Richard Henry, Director, Barclays, said: "Following a positive reception which demonstrated a desire for multiple investment routes, we are seeking to widen the offering. Investors, now more than ever, look for the best value that can be achieved and by broadening access we hope to meet their varying needs and in the long term create better value; your rate of return depends on the route that you choose."
The Defined Return Plan (AKO 100) July 2012 edition is available through Woolwich Plan Managers, and the FTSE Autocall products are available through a number of platform providers including Transact and Nucleus and through most SIPP providers including AJ Bell SIPPCentre.
Investors are able to invest in the AKO options up until the 14th September, with the FTSE Autocall options available right up until the investment start date, 28th September 2012, providing Barclays receives an instruction to invest from the relevant investment platform by noon on that date.
Henry continued: "These particular products could be seen as attractive in the current market environment as they do not rely on positive FTSE performance over the term of the product. While investors capital is fully at risk, the opportunity to receive a return on any of six anniversary dates can help to mitigate market timing risk, as does the ability to invest right up to the investment start date in the case of the autocall investments."
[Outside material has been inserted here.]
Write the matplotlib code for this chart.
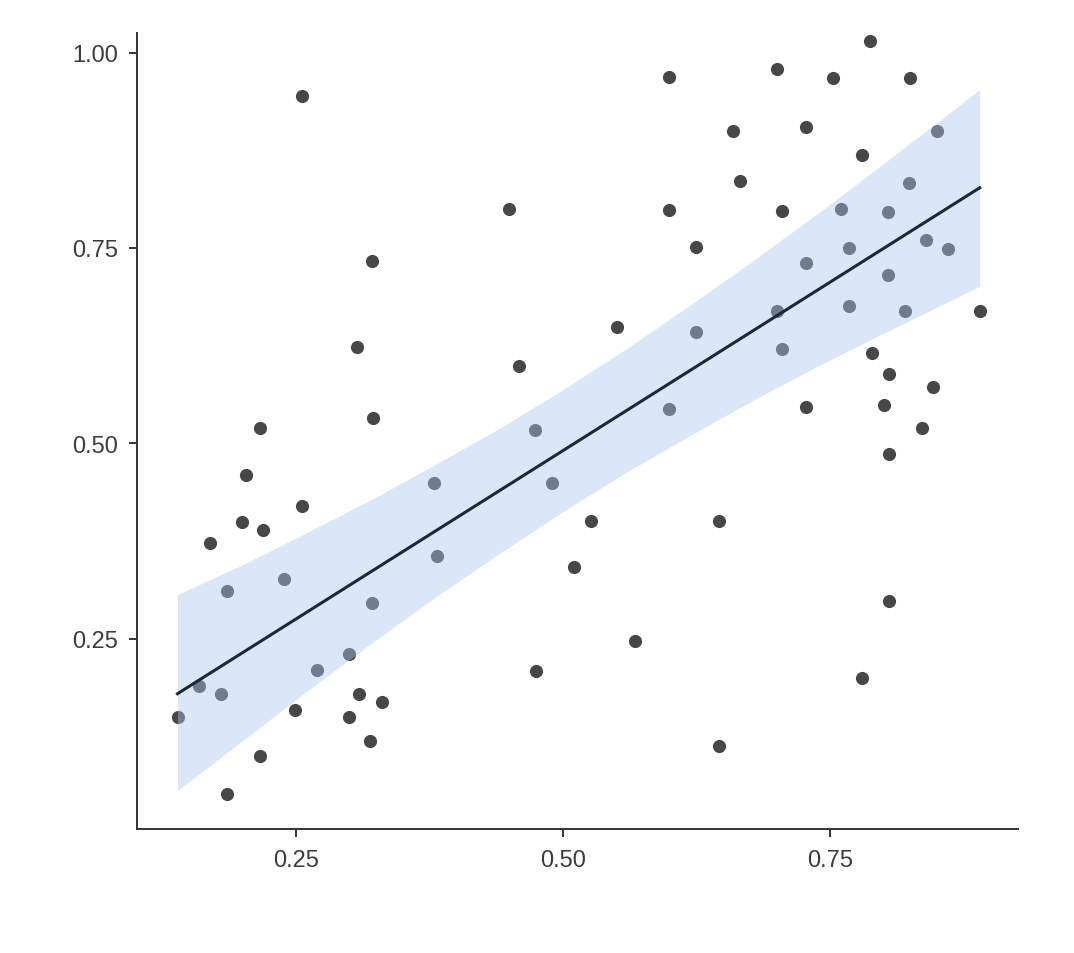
"""Scatter with linear fit and 95% confidence band (ggplot classic look)."""

import matplotlib
matplotlib.use("Agg")
import matplotlib.pyplot as plt

# values
x_vals = [
    0.139, 0.159, 0.169, 0.180, 0.185, 0.185, 0.199, 0.203, 0.216, 0.219,
    0.216, 0.239, 0.249, 0.256, 0.256, 0.270, 0.300, 0.300, 0.307, 0.309,
    0.319, 0.321, 0.321, 0.322, 0.330, 0.379, 0.382,
    0.449, 0.459, 0.474, 0.475, 0.490, 0.510, 0.526, 0.550, 0.567, 0.599,
    0.599, 0.599, 0.6245, 0.6245, 0.646, 0.646,
    0.659, 0.666, 0.700, 0.700, 0.705, 0.705, 0.727, 0.727, 0.727, 0.753,
    0.760, 0.768, 0.768, 0.780, 0.780, 0.787, 0.789, 0.800, 0.804, 0.804,
    0.805, 0.805, 0.805, 0.820, 0.824, 0.825, 0.836, 0.840, 0.846, 0.850,
    0.860, 0.890,
]
y_vals = [
    0.150, 0.190, 0.373, 0.180, 0.311, 0.052, 0.400, 0.460, 0.520, 0.389,
    0.100, 0.327, 0.159, 0.944, 0.420, 0.210, 0.231, 0.150, 0.623, 0.180,
    0.120, 0.733, 0.296, 0.533, 0.170, 0.450, 0.356,
    0.800, 0.599, 0.517, 0.209, 0.450, 0.342, 0.401, 0.649, 0.248, 0.969,
    0.799, 0.544, 0.751, 0.643, 0.401, 0.113,
    0.900, 0.836, 0.979, 0.669, 0.797, 0.621, 0.905, 0.731, 0.547, 0.968,
    0.800, 0.750, 0.676, 0.869, 0.200, 1.015, 0.616, 0.549, 0.796, 0.716,
    0.589, 0.487, 0.299, 0.669, 0.833, 0.968, 0.520, 0.760, 0.572, 0.900,
    0.749, 0.669,
]

# fitted line and its confidence band, as drawn in the reference
fit_x = [0.139, 0.890]
fit_y = [0.180, 0.827]
band_x = [0.139, 0.20, 0.26, 0.32, 0.38, 0.44, 0.50,
          0.56, 0.62, 0.68, 0.74, 0.80, 0.86, 0.890]
band_lo = [0.056, 0.120, 0.183, 0.244, 0.303, 0.359, 0.413,
           0.464, 0.511, 0.557, 0.600, 0.641, 0.681, 0.701]
band_hi = [0.307, 0.345, 0.386, 0.428, 0.473, 0.519, 0.569,
           0.622, 0.678, 0.736, 0.796, 0.858, 0.921, 0.953]

x_ticks = [0.25, 0.50, 0.75]
y_ticks = [0.25, 0.50, 0.75, 1.00]

plt.rcParams["font.family"] = ["Liberation Sans", "DejaVu Sans"]

fig = plt.figure(figsize=(10.74, 9.54), dpi=100)
ax = fig.add_axes([0.1276, 0.130, 0.8204, 0.8344])

ax.scatter(x_vals, y_vals, s=90, color="#474747", linewidths=0, zorder=2)
ax.fill_between(band_x, band_lo, band_hi,
                color="#abc6f0", alpha=0.42, linewidth=0, zorder=3)
ax.plot(fit_x, fit_y, color="#1b2838", linewidth=2.2, zorder=4)

ax.set_xlim(0.1011, 0.926)
ax.set_ylim(0.007, 1.025)
ax.set_xticks(x_ticks)
ax.set_yticks(y_ticks)
ax.set_xticklabels([f"{v:.2f}" for v in x_ticks])
ax.set_yticklabels([f"{v:.2f}" for v in y_ticks])

for side in ("top", "right"):
    ax.spines[side].set_visible(False)
for side in ("left", "bottom"):
    ax.spines[side].set_color("#333333")
    ax.spines[side].set_linewidth(1.4)
ax.tick_params(axis="both", length=5.5, width=1.4, color="#333333",
               labelsize=17, labelcolor="#3c3c3c")
ax.tick_params(axis="x", pad=9)
ax.tick_params(axis="y", pad=8)

fig.savefig("out.png", dpi=100, facecolor="white")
All eight products are subject to the counterparty risk of Barclays Bank PLC with possible early maturity from the first or second anniversary onwards should the FTSE be at or above the initial index level on an anniversary date. Capital is fully at risk if the early maturity condition is never met, and the final index level is more than 50% below the initial index level. Should investors sell before kick out or maturity, they may get back less than they invested regardless of the index's performance.